**TASK DIRECTIONS:** Write out the material again exactly, please, and omit the pictures.
───
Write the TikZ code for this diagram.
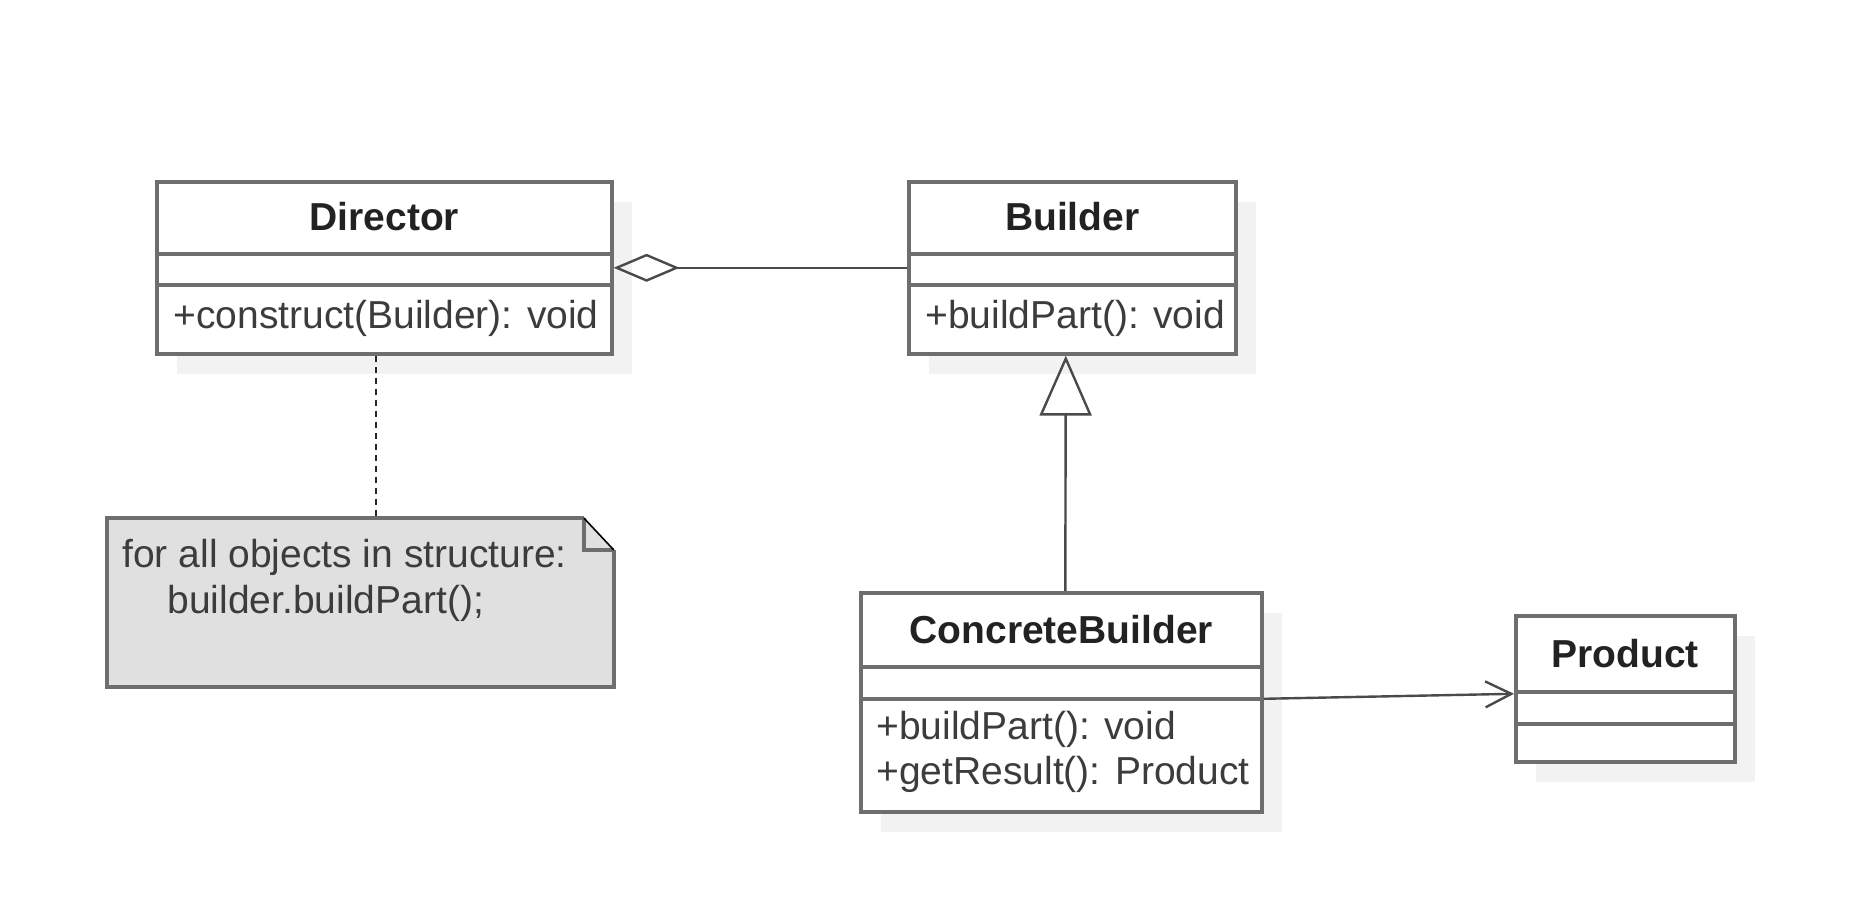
\documentclass[tikz,border=0pt]{standalone}
\usepackage{fontspec}
\setmainfont{Liberation Sans}
\usetikzlibrary{arrows.meta,calc,shadows}
\definecolor{framegray}{HTML}{6E6E6E}
\definecolor{shadowgray}{HTML}{F2F2F2}
\definecolor{notefill}{HTML}{E0E0E0}
\definecolor{inkgray}{HTML}{3C3C3C}
\definecolor{titleink}{HTML}{222222}
\definecolor{linkgray}{HTML}{4A4A4A}
\begin{document}
\begin{tikzpicture}[x=0.5pt,y=-0.5pt,
  every node/.style={font=\fontsize{19.5}{22.5}\selectfont},
  classbox/.style={draw=framegray, line width=1.8pt, fill=white, inner sep=0pt,
    anchor=north west,
    drop shadow={shadow xshift=10pt, shadow yshift=-10pt, fill=shadowgray, opacity=1}},
  sepline/.style={draw=framegray, line width=1.8pt},
  title/.style={font=\fontsize{19.5}{22.5}\selectfont\bfseries, text=titleink, inner sep=0pt},
  member/.style={text=inkgray, anchor=west, align=left, inner sep=0pt},
  link/.style={draw=linkgray, line width=1.2pt},
  noteline/.style={draw=framegray, line width=1.8pt, line join=miter},
]
\useasboundingbox (0,0) rectangle (1860,914);

% ---- class frames ----
\node[classbox, minimum width=455*0.5pt, minimum height=172*0.5pt] (director) at (155,180) {};
\node[classbox, minimum width=327*0.5pt, minimum height=172*0.5pt] (builder) at (907,180) {};
\node[classbox, minimum width=401*0.5pt, minimum height=219*0.5pt] (concrete) at (859,591) {};
\node[classbox, minimum width=219*0.5pt, minimum height=146*0.5pt] (product) at (1514,614) {};

% ---- compartment separators ----
\foreach \c/\a/\b in {director/37/52.5, builder/37/52.5, concrete/38/54, product/39/55}{
  \draw[sepline] ([yshift=-\a pt]\c.north west) -- ([yshift=-\a pt]\c.north east);
  \draw[sepline] ([yshift=-\b pt]\c.north west) -- ([yshift=-\b pt]\c.north east);
}

% ---- class names ----
\node[title] (directorname) at ($(director.north)+(0,37)$) {Director};
\node[title] (buildername) at ($(builder.north)+(0,37)$) {Builder};
\node[title] (concretename) at ($(concrete.north)+(0,39)$) {ConcreteBuilder};
\node[title] (productname) at ($(product.north)+(0,40)$) {Product};

% ---- operations ----
\node[member] (directorops) at (173,318) {+construct(Builder): void};
\node[member] (builderops) at (925,318) {+buildPart(): void};
\node[member] (concreteops) at (876,752) {+buildPart(): void\\+getResult(): Product};

% ---- note with folded corner ----
\node[minimum width=506*0.5pt, minimum height=168*0.5pt, inner sep=0pt, anchor=north west] (note) at (107,518) {};
\path[fill=notefill] (note.north west) -- ([xshift=-15pt]note.north east)
  -- ([yshift=-16pt]note.north east) -- (note.south east) -- (note.south west) -- cycle;
\draw[noteline] ([yshift=-16pt]note.north east) -- (note.south east) -- (note.south west)
  -- (note.north west) -- ([xshift=-15pt]note.north east);
\draw[noteline] ([xshift=-15pt]note.north east) -- ([xshift=-15pt,yshift=-16pt]note.north east)
  -- ([yshift=-16pt]note.north east);
\draw[black, line width=0.8pt] ([xshift=-15pt]note.north east) -- ([yshift=-16pt]note.north east);
\node[member, font=\fontsize{19.5}{23}\selectfont] (notetext) at (122,580)
  {for all objects in structure:\\\hspace*{22.5pt}builder.buildPart();};

% ---- connectors ----
\draw[link, {Diamond[open, length=33pt, width=14pt]}-] (director.east) -- (builder.west);
\draw[link, -{Triangle[open, length=30pt, width=26pt]}]
  ([xshift=2pt]concrete.north) -- ([xshift=-3.25pt]builder.south);
\draw[link, -{Straight Barb[length=13pt, width=13pt]}]
  ([yshift=1.75pt]concrete.east) -- ([yshift=-2.5pt]product.west);
\coordinate (notelink) at ([xshift=-4.25pt]director.south);
\draw[draw=black!85, line width=1pt, dash pattern=on 3pt off 2.5pt]
  (notelink) -- (notelink |- note.north);
\end{tikzpicture}
\end{document}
───
**RESPONSE FOR THIS EXERCISE:**
Write the TikZ code for this diagram.
\documentclass[tikz,border=0pt]{standalone}
\usepackage{fontspec}
\setmainfont{Liberation Sans}
\usetikzlibrary{arrows.meta,calc,shadows}
\definecolor{framegray}{HTML}{6E6E6E}
\definecolor{shadowgray}{HTML}{F2F2F2}
\definecolor{notefill}{HTML}{E0E0E0}
\definecolor{inkgray}{HTML}{3C3C3C}
\definecolor{titleink}{HTML}{222222}
\definecolor{linkgray}{HTML}{4A4A4A}
\begin{document}
\begin{tikzpicture}[x=0.5pt,y=-0.5pt,
  every node/.style={font=\fontsize{19.5}{22.5}\selectfont},
  classbox/.style={draw=framegray, line width=1.8pt, fill=white, inner sep=0pt,
    anchor=north west,
    drop shadow={shadow xshift=10pt, shadow yshift=-10pt, fill=shadowgray, opacity=1}},
  sepline/.style={draw=framegray, line width=1.8pt},
  title/.style={font=\fontsize{19.5}{22.5}\selectfont\bfseries, text=titleink, inner sep=0pt},
  member/.style={text=inkgray, anchor=west, align=left, inner sep=0pt},
  link/.style={draw=linkgray, line width=1.2pt},
  noteline/.style={draw=framegray, line width=1.8pt, line join=miter},
]
\useasboundingbox (0,0) rectangle (1860,914);

% ---- class frames ----
\node[classbox, minimum width=455*0.5pt, minimum height=172*0.5pt] (director) at (155,180) {};
\node[classbox, minimum width=327*0.5pt, minimum height=172*0.5pt] (builder) at (907,180) {};
\node[classbox, minimum width=401*0.5pt, minimum height=219*0.5pt] (concrete) at (859,591) {};
\node[classbox, minimum width=219*0.5pt, minimum height=146*0.5pt] (product) at (1514,614) {};

% ---- compartment separators ----
\foreach \c/\a/\b in {director/37/52.5, builder/37/52.5, concrete/38/54, product/39/55}{
  \draw[sepline] ([yshift=-\a pt]\c.north west) -- ([yshift=-\a pt]\c.north east);
  \draw[sepline] ([yshift=-\b pt]\c.north west) -- ([yshift=-\b pt]\c.north east);
}

% ---- class names ----
\node[title] (directorname) at ($(director.north)+(0,37)$) {Director};
\node[title] (buildername) at ($(builder.north)+(0,37)$) {Builder};
\node[title] (concretename) at ($(concrete.north)+(0,39)$) {ConcreteBuilder};
\node[title] (productname) at ($(product.north)+(0,40)$) {Product};

% ---- operations ----
\node[member] (directorops) at (173,318) {+construct(Builder): void};
\node[member] (builderops) at (925,318) {+buildPart(): void};
\node[member] (concreteops) at (876,752) {+buildPart(): void\\+getResult(): Product};

% ---- note with folded corner ----
\node[minimum width=506*0.5pt, minimum height=168*0.5pt, inner sep=0pt, anchor=north west] (note) at (107,518) {};
\path[fill=notefill] (note.north west) -- ([xshift=-15pt]note.north east)
  -- ([yshift=-16pt]note.north east) -- (note.south east) -- (note.south west) -- cycle;
\draw[noteline] ([yshift=-16pt]note.north east) -- (note.south east) -- (note.south west)
  -- (note.north west) -- ([xshift=-15pt]note.north east);
\draw[noteline] ([xshift=-15pt]note.north east) -- ([xshift=-15pt,yshift=-16pt]note.north east)
  -- ([yshift=-16pt]note.north east);
\draw[black, line width=0.8pt] ([xshift=-15pt]note.north east) -- ([yshift=-16pt]note.north east);
\node[member, font=\fontsize{19.5}{23}\selectfont] (notetext) at (122,580)
  {for all objects in structure:\\\hspace*{22.5pt}builder.buildPart();};

% ---- connectors ----
\draw[link, {Diamond[open, length=33pt, width=14pt]}-] (director.east) -- (builder.west);
\draw[link, -{Triangle[open, length=30pt, width=26pt]}]
  ([xshift=2pt]concrete.north) -- ([xshift=-3.25pt]builder.south);
\draw[link, -{Straight Barb[length=13pt, width=13pt]}]
  ([yshift=1.75pt]concrete.east) -- ([yshift=-2.5pt]product.west);
\coordinate (notelink) at ([xshift=-4.25pt]director.south);
\draw[draw=black!85, line width=1pt, dash pattern=on 3pt off 2.5pt]
  (notelink) -- (notelink |- note.north);
\end{tikzpicture}
\end{document}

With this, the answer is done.